Limitations & Future Work¶
- The worst-case time complexity remains exponential \(O(3^{|E|})\), rendering the algorithm potentially infeasible for large variable counts or large \(|E|\).
- Accuracy is highly dependent on the quality of the underlying CAM-UV estimates, whose theoretical completeness has not been fully established.
- The method may output a large number of DAGs, making manual inspection impractical; effective compact representations or ranking mechanisms are lacking.
- Validation is limited to synthetic data; experiments on real-world datasets are absent.
- Comparison with a broader range of nonlinear causal discovery methods is not conducted.
Related Work & Insights¶
- Multi-dataset causal discovery: ION (Tillman et al. 2009), IOD (Tillman & Spirtes 2011), and COmbINE (Triantafillou et al. 2010) are constraint-based methods outputting PAGs rather than complete DAGs; CD-MiNi (Huang et al. 2020) is based on LiNGAM and handles only linear settings.

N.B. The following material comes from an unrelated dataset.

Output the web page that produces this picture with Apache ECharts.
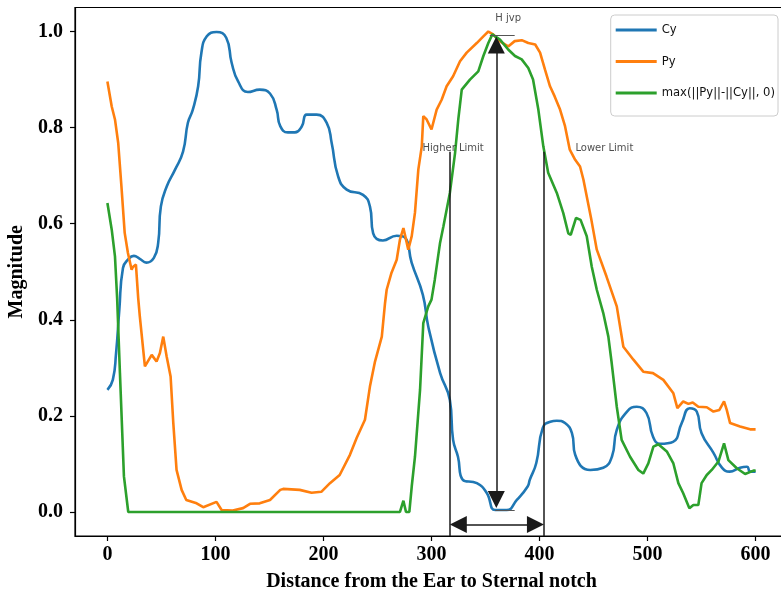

- Causal additive models: CAM (Bühlmann et al. 2014) assumes nonlinear additive functional relationships; CAM-UV (Maeda & Shimizu 2021) extends CAM to allow unobserved variables; Pham et al. (2025) improve CAM-UV estimation accuracy.
- Functional model methods: LiNGAM (Shimizu et al. 2006) addresses linear non-Gaussian settings; ANM (Hoyer et al. 2009) handles general additive noise models.
Rating¶
- Novelty: ⭐⭐⭐⭐ — Leveraging UCP/UBP information from CAM-UV for multi-variable-set integration is an entirely new direction.
- Experimental Thoroughness: ⭐⭐⭐ — Synthetic experiments are well-designed but lack real-world data validation.
- Writing Quality: ⭐⭐⭐⭐ — Theoretical derivations are clear, examples are abundant, and algorithm descriptions are rigorous.
- Value: ⭐⭐⭐⭐ — Addresses a practically meaningful open problem, though scalability remains to be verified.